The Order also rejected a “splitting” argument that Plaintiff never asserted, claiming that “Plaintiff alleges that Defendants violated A.R.S. §33-420 because, when the deed of trust was separated from the promissory note, any lien on Plaintiff’s property was extinguished.” (Doc. 11, p. 3, lines 21-23). Plaintiff made no such argument. The crux of the claims was not that the Note and Deed of Trust were split, but that parties were assigning interests that were not theirs at the time of the assignment (or ever), and in the names of entities for whom those employees did not even work, and who also did not own the interests, according to Plaintiff’s evidence. This was so even if—especially if— the Deed of Trust was presumed to follow the Note pursuant to Arizona law. See Vasquez, 228 Ariz. at 357.
What the signers knew or should have known when they signed is a question of fact, and not appropriately dismissed on the pleadings. See Pence v. Glacy, 207 Ariz. 426 (2004). But it plausibly can be inferred that an employee knows which company he works for, and whether he has signing authority for numerous other entities, and if he lacks personal knowledge that his employer owns the interest it is asking him to execute, acknowledge, and assign, and has failed to investigate.

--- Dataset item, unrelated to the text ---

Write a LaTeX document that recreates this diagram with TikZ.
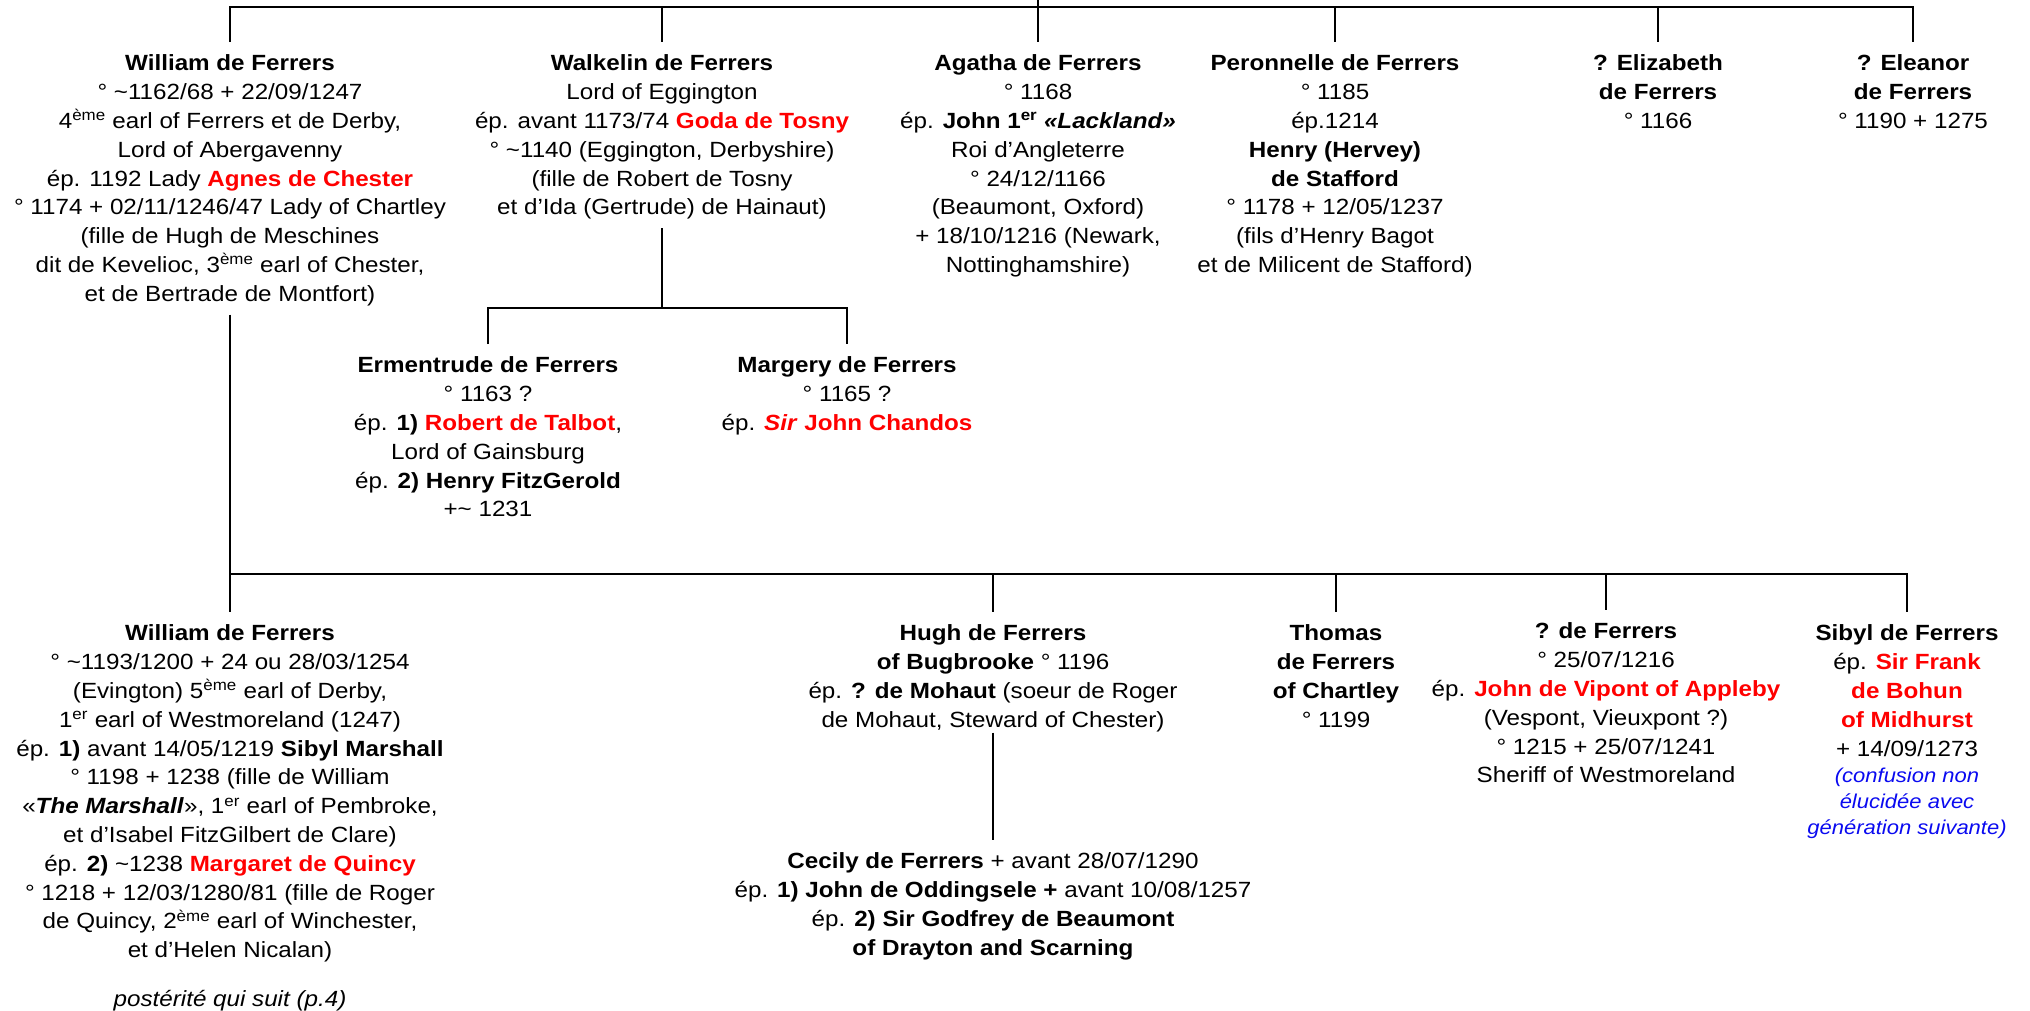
\documentclass[tikz,border=0pt]{standalone}
\usepackage{fontspec}
\setmainfont{Liberation Sans}[FakeStretch=1.1]
\usepackage{xcolor}
\definecolor{namered}{RGB}{255,0,0}
\definecolor{noteblue}{RGB}{10,10,240}
\newcommand{\redname}[1]{\textcolor{namered}{\textbf{#1}}}
\newcommand{\bluenote}[1]{{\fontsize{20}{26}\selectfont\itshape\textcolor{noteblue}{#1}}}

\begin{document}
\begin{tikzpicture}[x=1pt, y=-1pt,
    barstyle/.style={line width=2.6pt, black},
    personstyle/.style={align=center, anchor=north, inner xsep=0pt, inner ysep=8.5pt,
      font=\fontsize{22}{28.8}\selectfont}]
  \useasboundingbox (0,0) rectangle (2030,1010);
  % junction points of the bars
  \coordinate (root) at (1038,-3);
  \coordinate (topbar) at (1038,7);
  \coordinate (wkbar) at (662,308);
  \coordinate (gen2bar) at (230,574);
  % first generation
  \node[personstyle] (william) at (230,42) {\strut\textbf{William de Ferrers}\\
    ° \textasciitilde1162/68 + 22/09/1247\\
    4\textsuperscript{ème} earl of Ferrers et de Derby,\\
    Lord of Abergavenny\\
    ép. 1192 Lady \redname{Agnes de Chester}\\
    ° 1174 + 02/11/1246/47 Lady of Chartley\\
    (fille de Hugh de Meschines\\
    dit de Kevelioc, 3\textsuperscript{ème} earl of Chester,\\
    et de Bertrade de Montfort)};
  \node[personstyle] (walkelin) at (662,42) {\strut\textbf{Walkelin de Ferrers}\\
    Lord of Eggington\\
    ép. avant 1173/74 \redname{Goda de Tosny}\\
    ° \textasciitilde1140 (Eggington, Derbyshire)\\
    (fille de Robert de Tosny\\
    et d’Ida (Gertrude) de Hainaut)};
  \node[personstyle] (agatha) at (1038,42) {\strut\textbf{Agatha de Ferrers}\\
    ° 1168\\
    ép. \textbf{John 1\textsuperscript{er} \textit{«Lackland»}}\\
    Roi d’Angleterre\\
    ° 24/12/1166\\
    (Beaumont, Oxford)\\
    + 18/10/1216 (Newark,\\
    Nottinghamshire)};
  \node[personstyle] (peronnelle) at (1335,42) {\strut\textbf{Peronnelle de Ferrers}\\
    ° 1185\\
    ép.1214\\
    \textbf{Henry (Hervey)}\\
    \textbf{de Stafford}\\
    ° 1178 + 12/05/1237\\
    (fils d’Henry Bagot\\
    et de Milicent de Stafford)};
  \node[personstyle] (elizabeth) at (1658,42) {\strut\textbf{? Elizabeth}\\
    \textbf{de Ferrers}\\
    ° 1166};
  \node[personstyle] (eleanor) at (1913,42) {\strut\textbf{? Eleanor}\\
    \textbf{de Ferrers}\\
    ° 1190 + 1275};
  % children of Walkelin
  \node[personstyle] (ermentrude) at (488,344) {\strut\textbf{Ermentrude de Ferrers}\\
    ° 1163 ?\\
    ép. \textbf{1)} \redname{Robert de Talbot},\\
    Lord of Gainsburg\\
    ép. \textbf{2) Henry FitzGerold}\\
    +\textasciitilde{} 1231};
  \node[personstyle] (margery) at (847,344) {\strut\textbf{Margery de Ferrers}\\
    ° 1165 ?\\
    ép. \redname{\textit{Sir} John Chandos}};
  % children of William
  \node[personstyle] (william2) at (230,612) {\strut\textbf{William de Ferrers}\\
    ° \textasciitilde1193/1200 + 24 ou 28/03/1254\\
    (Evington) 5\textsuperscript{ème} earl of Derby,\\
    1\textsuperscript{er} earl of Westmoreland (1247)\\
    ép. \textbf{1)} avant 14/05/1219 \textbf{Sibyl Marshall}\\
    ° 1198 + 1238 (fille de William\\
    «\textbf{\textit{The Marshall}}», 1\textsuperscript{er} earl of Pembroke,\\
    et d’Isabel FitzGilbert de Clare)\\
    ép. \textbf{2)} \textasciitilde1238 \redname{Margaret de Quincy}\\
    ° 1218 + 12/03/1280/81 (fille de Roger\\
    de Quincy, 2\textsuperscript{ème} earl of Winchester,\\
    et d’Helen Nicalan)\\[20.4pt]
    \textit{postérité qui suit (p.4)}};
  \node[personstyle] (hugh) at (993,612) {\strut\textbf{Hugh de Ferrers}\\
    \textbf{of Bugbrooke} ° 1196\\
    ép. \textbf{? de Mohaut} (soeur de Roger\\
    de Mohaut, Steward of Chester)};
  \node[personstyle] (thomas) at (1336,612) {\strut\textbf{Thomas}\\
    \textbf{de Ferrers}\\
    \textbf{of Chartley}\\
    ° 1199};
  \node[personstyle] (unknown) at (1606,610) {\strut\textbf{? de Ferrers}\\
    ° 25/07/1216\\
    ép. \redname{John de Vipont of Appleby}\\
    (Vespont, Vieuxpont ?)\\
    ° 1215 + 25/07/1241\\
    Sheriff of Westmoreland};
  \node[personstyle] (sibyl) at (1907,612) {\strut\textbf{Sibyl de Ferrers}\\
    ép. \redname{Sir Frank}\\
    \redname{de Bohun}\\
    \redname{of Midhurst}\\
    + 14/09/1273\\[-2.8pt]
    \bluenote{(confusion non}\\[-2.8pt]
    \bluenote{élucidée avec}\\[-2.8pt]
    \bluenote{génération suivante)}};
  \node[personstyle] (cecily) at (993,840) {\strut\textbf{Cecily de Ferrers} + avant 28/07/1290\\
    ép. \textbf{1) John de Oddingsele +} avant 10/08/1257\\
    ép. \textbf{2) Sir Godfrey de Beaumont}\\
    \textbf{of Drayton and Scarning}};
  % top bar and drops
  \draw[barstyle] (william.north) -- (william.north |- topbar) -- (eleanor.north |- topbar) -- (eleanor.north);
  \draw[barstyle] (root) -- (agatha.north);
  \draw[barstyle] (walkelin.north |- topbar) -- (walkelin.north);
  \draw[barstyle] (peronnelle.north |- topbar) -- (peronnelle.north);
  \draw[barstyle] (elizabeth.north |- topbar) -- (elizabeth.north);
  % Walkelin to his daughters
  \draw[barstyle] (walkelin.south) -- (wkbar);
  \draw[barstyle] (ermentrude.north) -- (ermentrude.north |- wkbar) -- (margery.north |- wkbar) -- (margery.north);
  % William to his children
  \draw[barstyle] (william.south) -- (william2.north);
  \draw[barstyle] (gen2bar) -- (sibyl.north |- gen2bar) -- (sibyl.north);
  \draw[barstyle] (hugh.north |- gen2bar) -- (hugh.north);
  \draw[barstyle] (thomas.north |- gen2bar) -- (thomas.north);
  \draw[barstyle] (unknown.north |- gen2bar) -- (unknown.north);
  % Hugh to Cecily
  \draw[barstyle] ([yshift=8pt]hugh.south) -- (cecily.north);
\end{tikzpicture}
\end{document}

PLAINTIFF has complied with the Court’s mandate to present an amended complaint on or before September 7, 2012. However, PLAINTIFF respectfully requests that the Court reconsider its dismissal on the pleadings of his wrongful recording claims, now moved to Counts Four and Five in his Amended Complaint, and his request to quiet title as to those wrongful recordings, for the reasons given herein.
Should the Court refuse to reconsider the dismissal of his A.R.S. §33-420 claims, and his quiet title claims, PLAINTIFF requests that the district court certify the questions of A.R.S.§33-420 applicability to assignments of the deed of trust, and application of the “tender rule” when a party is claimed not to owe the debt to that Defendant, to the Arizona Supreme Court. Again, PLAINTIFF is willing and able to tender to an appropriate party to whom he actually owes money.
Executed this 7th day of September, 2012.
This case would have been decided differently today because of the Stauffer case, and the Huff case. That’s the significance, and that’s why these cases matter to Arizona homeowners.
It doesn’t mean the homeowner automatically wins, but it does mean that homeowner gets an opportunity for justice and to at least present his case.